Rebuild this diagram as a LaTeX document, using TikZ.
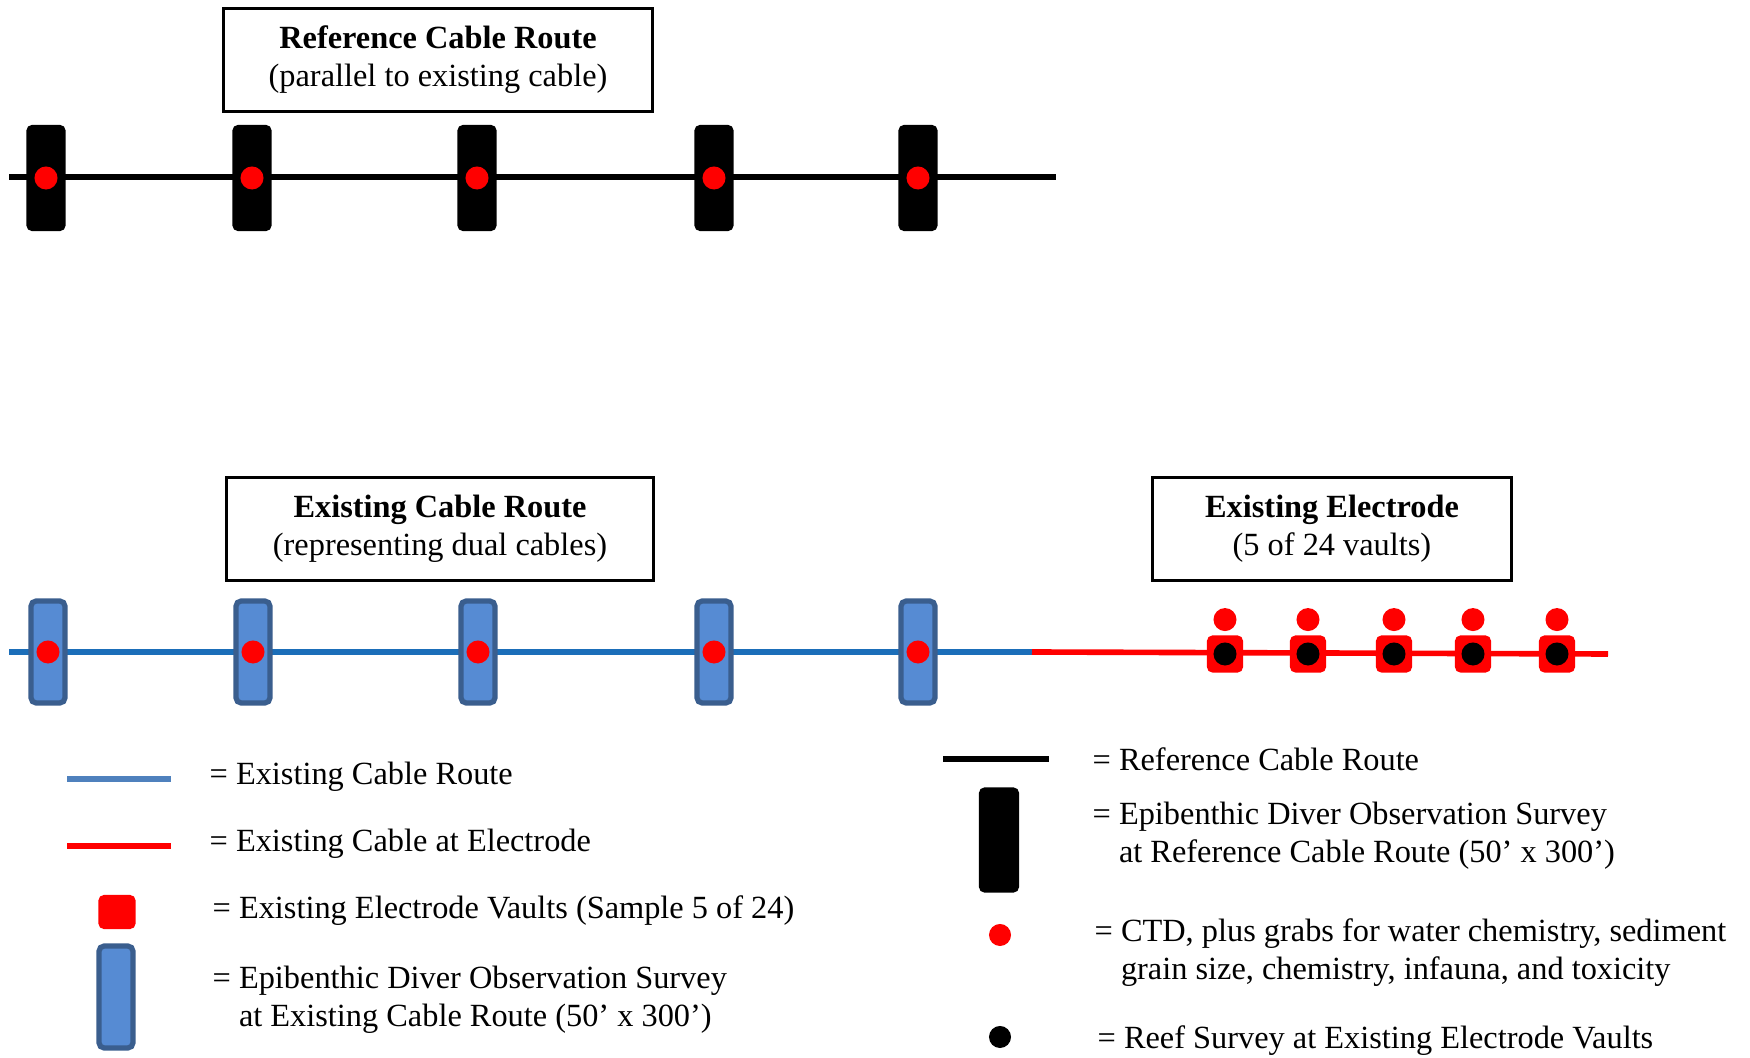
\documentclass[tikz,border=0pt]{standalone}
\usepackage{fontspec}
\setmainfont{Liberation Serif}
\usetikzlibrary{positioning}
\definecolor{cableblue}{HTML}{1B6EB9}
\definecolor{keyblue}{HTML}{4F81BD}
\definecolor{surveyblue}{HTML}{568BD3}
\definecolor{surveyedge}{HTML}{3A5E8E}
\definecolor{elecred}{HTML}{FF0000}
\newcommand{\keyfont}{\fontsize{9.2}{10.8}\selectfont}
\newcommand{\keygap}{\hphantom{=\ }}

\begin{document}
\begin{tikzpicture}[
    x=0.01cm, y=-0.01cm,
    title/.style={rectangle, draw=black, line width=0.8pt, minimum height=1.03cm, align=center, font=\keyfont},
    refsurvey/.style={rectangle, rounded corners=1.5pt, fill=black, minimum width=0.39cm, minimum height=1.06cm, inner sep=0pt},
    cabsurvey/.style={rectangle, rounded corners=1.5pt, fill=surveyblue, draw=surveyedge, line width=1.5pt, minimum width=0.34cm, minimum height=1.02cm, inner sep=0pt},
    vault/.style={rectangle, rounded corners=1.5pt, fill=elecred, minimum width=0.36cm, minimum height=0.37cm, inner sep=0pt},
    ctd/.style={circle, fill=elecred, minimum size=0.23cm, inner sep=0pt},
    reef/.style={circle, fill=black, minimum size=0.23cm, inner sep=0pt},
    refline/.style={line width=1.8pt, black},
    cableline/.style={line width=1.5pt, cableblue},
    elecline/.style={line width=1.6pt, elecred},
    key/.style={anchor=west, inner sep=0pt, align=left, font=\keyfont}
]
\useasboundingbox (0,0) rectangle (1750,1058);

% Reference cable route
\node[title, minimum width=4.29cm] (reftitle) at (438,60) {\textbf{Reference Cable Route}\\(parallel to existing cable)};
\coordinate (ref-w) at (9,177);
\coordinate (ref-e) at (1056,177);
\draw[refline] (ref-w) -- (ref-e);
\node[refsurvey] (ref1) at (46,178) {};
\node[refsurvey] (ref2) at (252,178) {};
\node[refsurvey] (ref3) at (477,178) {};
\node[refsurvey] (ref4) at (714,178) {};
\node[refsurvey] (ref5) at (918,178) {};
\node[ctd] (refctd1) at (ref1) {};
\node[ctd] (refctd2) at (ref2) {};
\node[ctd] (refctd3) at (ref3) {};
\node[ctd] (refctd4) at (ref4) {};
\node[ctd] (refctd5) at (ref5) {};

% Existing cable route
\node[title, minimum width=4.26cm] (cabtitle) at (440,529) {\textbf{Existing Cable Route}\\(representing dual cables)};
\coordinate (cab-w) at (9,652);
\coordinate (cab-e) at (1032,652);
\draw[cableline] (cab-w) -- (cab-e);
\node[cabsurvey] (cab1) at (48,652) {};
\node[cabsurvey] (cab2) at (253,652) {};
\node[cabsurvey] (cab3) at (478,652) {};
\node[cabsurvey] (cab4) at (714,652) {};
\node[cabsurvey] (cab5) at (918,652) {};
\node[ctd] (cabctd1) at (cab1) {};
\node[ctd] (cabctd2) at (cab2) {};
\node[ctd] (cabctd3) at (cab3) {};
\node[ctd] (cabctd4) at (cab4) {};
\node[ctd] (cabctd5) at (cab5) {};

% Existing electrode
\node[title, minimum width=3.59cm] (electitle) at (1332,529) {\textbf{Existing Electrode}\\(5 of 24 vaults)};
\coordinate (elec-e) at (1608,654);
\draw[elecline] (cab-e) -- (elec-e);
\node[vault] (vault1) at (1225,654) {};
\node[vault] (vault2) at (1308,654) {};
\node[vault] (vault3) at (1394,654) {};
\node[vault] (vault4) at (1473,654) {};
\node[vault] (vault5) at (1557,654) {};
\node[reef] (reef1) at (vault1) {};
\node[reef] (reef2) at (vault2) {};
\node[reef] (reef3) at (vault3) {};
\node[reef] (reef4) at (vault4) {};
\node[reef] (reef5) at (vault5) {};
\node[ctd, above=0.03cm of vault1] (vctd1) {};
\node[ctd, above=0.03cm of vault2] (vctd2) {};
\node[ctd, above=0.03cm of vault3] (vctd3) {};
\node[ctd, above=0.03cm of vault4] (vctd4) {};
\node[ctd, above=0.03cm of vault5] (vctd5) {};

% Key, left
\coordinate (keyblue-w) at (67,779);
\coordinate (keyblue-e) at (171,779);
\draw[line width=1.6pt, keyblue] (keyblue-w) -- (keyblue-e);
\node[key] (keycab) at (209,777) {= Existing Cable Route};
\coordinate (keyred-w) at (67,846);
\coordinate (keyred-e) at (171,846);
\draw[elecline] (keyred-w) -- (keyred-e);
\node[key] (keyelec) at (209,844) {= Existing Cable at Electrode};
\node[vault, minimum height=0.34cm, minimum width=0.37cm] (keyvault) at (117,912) {};
\node[key] (keyvaulttxt) at (212,911) {= Existing Electrode Vaults (Sample 5 of 24)};
\node[cabsurvey] (keycabsurvey) at (116,997) {};
\node[key] (keycabsurveytxt) at (212,1000) {= Epibenthic Diver Observation Survey\\\keygap at Existing Cable Route (50’ x 300’)};

% Key, right
\coordinate (keyblack-w) at (943,759);
\coordinate (keyblack-e) at (1049,759);
\draw[refline] (keyblack-w) -- (keyblack-e);
\node[key] (keyref) at (1092,759) {= Reference Cable Route};
\node[refsurvey, minimum width=0.40cm, minimum height=1.05cm] (keyrefsurvey) at (999,840) {};
\node[key] (keyrefsurveytxt) at (1092,836) {= Epibenthic Diver Observation Survey\\\keygap at Reference Cable Route (50’ x 300’)};
\node[ctd, minimum size=0.22cm] (keyctd) at (1000,935) {};
\node[key] (keyctdtxt) at (1094,953) {= CTD, plus grabs for water chemistry, sediment\\\keygap grain size, chemistry, infauna, and toxicity};
\node[reef, minimum size=0.22cm] (keyreef) at (1000,1037) {};
\node[key] (keyreeftxt) at (1097,1041) {= Reef Survey at Existing Electrode Vaults};

\end{tikzpicture}
\end{document}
┄┄┄┄┄┄
Transcribe the full listing character for character. Pictures are excluded.

Rebuild this diagram as a LaTeX document, using TikZ.
\documentclass[tikz,border=0pt]{standalone}
\usepackage{fontspec}
\setmainfont{Liberation Serif}
\usetikzlibrary{positioning}
\definecolor{cableblue}{HTML}{1B6EB9}
\definecolor{keyblue}{HTML}{4F81BD}
\definecolor{surveyblue}{HTML}{568BD3}
\definecolor{surveyedge}{HTML}{3A5E8E}
\definecolor{elecred}{HTML}{FF0000}
\newcommand{\keyfont}{\fontsize{9.2}{10.8}\selectfont}
\newcommand{\keygap}{\hphantom{=\ }}

\begin{document}
\begin{tikzpicture}[
    x=0.01cm, y=-0.01cm,
    title/.style={rectangle, draw=black, line width=0.8pt, minimum height=1.03cm, align=center, font=\keyfont},
    refsurvey/.style={rectangle, rounded corners=1.5pt, fill=black, minimum width=0.39cm, minimum height=1.06cm, inner sep=0pt},
    cabsurvey/.style={rectangle, rounded corners=1.5pt, fill=surveyblue, draw=surveyedge, line width=1.5pt, minimum width=0.34cm, minimum height=1.02cm, inner sep=0pt},
    vault/.style={rectangle, rounded corners=1.5pt, fill=elecred, minimum width=0.36cm, minimum height=0.37cm, inner sep=0pt},
    ctd/.style={circle, fill=elecred, minimum size=0.23cm, inner sep=0pt},
    reef/.style={circle, fill=black, minimum size=0.23cm, inner sep=0pt},
    refline/.style={line width=1.8pt, black},
    cableline/.style={line width=1.5pt, cableblue},
    elecline/.style={line width=1.6pt, elecred},
    key/.style={anchor=west, inner sep=0pt, align=left, font=\keyfont}
]
\useasboundingbox (0,0) rectangle (1750,1058);

% Reference cable route
\node[title, minimum width=4.29cm] (reftitle) at (438,60) {\textbf{Reference Cable Route}\\(parallel to existing cable)};
\coordinate (ref-w) at (9,177);
\coordinate (ref-e) at (1056,177);
\draw[refline] (ref-w) -- (ref-e);
\node[refsurvey] (ref1) at (46,178) {};
\node[refsurvey] (ref2) at (252,178) {};
\node[refsurvey] (ref3) at (477,178) {};
\node[refsurvey] (ref4) at (714,178) {};
\node[refsurvey] (ref5) at (918,178) {};
\node[ctd] (refctd1) at (ref1) {};
\node[ctd] (refctd2) at (ref2) {};
\node[ctd] (refctd3) at (ref3) {};
\node[ctd] (refctd4) at (ref4) {};
\node[ctd] (refctd5) at (ref5) {};

% Existing cable route
\node[title, minimum width=4.26cm] (cabtitle) at (440,529) {\textbf{Existing Cable Route}\\(representing dual cables)};
\coordinate (cab-w) at (9,652);
\coordinate (cab-e) at (1032,652);
\draw[cableline] (cab-w) -- (cab-e);
\node[cabsurvey] (cab1) at (48,652) {};
\node[cabsurvey] (cab2) at (253,652) {};
\node[cabsurvey] (cab3) at (478,652) {};
\node[cabsurvey] (cab4) at (714,652) {};
\node[cabsurvey] (cab5) at (918,652) {};
\node[ctd] (cabctd1) at (cab1) {};
\node[ctd] (cabctd2) at (cab2) {};
\node[ctd] (cabctd3) at (cab3) {};
\node[ctd] (cabctd4) at (cab4) {};
\node[ctd] (cabctd5) at (cab5) {};

% Existing electrode
\node[title, minimum width=3.59cm] (electitle) at (1332,529) {\textbf{Existing Electrode}\\(5 of 24 vaults)};
\coordinate (elec-e) at (1608,654);
\draw[elecline] (cab-e) -- (elec-e);
\node[vault] (vault1) at (1225,654) {};
\node[vault] (vault2) at (1308,654) {};
\node[vault] (vault3) at (1394,654) {};
\node[vault] (vault4) at (1473,654) {};
\node[vault] (vault5) at (1557,654) {};
\node[reef] (reef1) at (vault1) {};
\node[reef] (reef2) at (vault2) {};
\node[reef] (reef3) at (vault3) {};
\node[reef] (reef4) at (vault4) {};
\node[reef] (reef5) at (vault5) {};
\node[ctd, above=0.03cm of vault1] (vctd1) {};
\node[ctd, above=0.03cm of vault2] (vctd2) {};
\node[ctd, above=0.03cm of vault3] (vctd3) {};
\node[ctd, above=0.03cm of vault4] (vctd4) {};
\node[ctd, above=0.03cm of vault5] (vctd5) {};

% Key, left
\coordinate (keyblue-w) at (67,779);
\coordinate (keyblue-e) at (171,779);
\draw[line width=1.6pt, keyblue] (keyblue-w) -- (keyblue-e);
\node[key] (keycab) at (209,777) {= Existing Cable Route};
\coordinate (keyred-w) at (67,846);
\coordinate (keyred-e) at (171,846);
\draw[elecline] (keyred-w) -- (keyred-e);
\node[key] (keyelec) at (209,844) {= Existing Cable at Electrode};
\node[vault, minimum height=0.34cm, minimum width=0.37cm] (keyvault) at (117,912) {};
\node[key] (keyvaulttxt) at (212,911) {= Existing Electrode Vaults (Sample 5 of 24)};
\node[cabsurvey] (keycabsurvey) at (116,997) {};
\node[key] (keycabsurveytxt) at (212,1000) {= Epibenthic Diver Observation Survey\\\keygap at Existing Cable Route (50’ x 300’)};

% Key, right
\coordinate (keyblack-w) at (943,759);
\coordinate (keyblack-e) at (1049,759);
\draw[refline] (keyblack-w) -- (keyblack-e);
\node[key] (keyref) at (1092,759) {= Reference Cable Route};
\node[refsurvey, minimum width=0.40cm, minimum height=1.05cm] (keyrefsurvey) at (999,840) {};
\node[key] (keyrefsurveytxt) at (1092,836) {= Epibenthic Diver Observation Survey\\\keygap at Reference Cable Route (50’ x 300’)};
\node[ctd, minimum size=0.22cm] (keyctd) at (1000,935) {};
\node[key] (keyctdtxt) at (1094,953) {= CTD, plus grabs for water chemistry, sediment\\\keygap grain size, chemistry, infauna, and toxicity};
\node[reef, minimum size=0.22cm] (keyreef) at (1000,1037) {};
\node[key] (keyreeftxt) at (1097,1041) {= Reef Survey at Existing Electrode Vaults};

\end{tikzpicture}
\end{document}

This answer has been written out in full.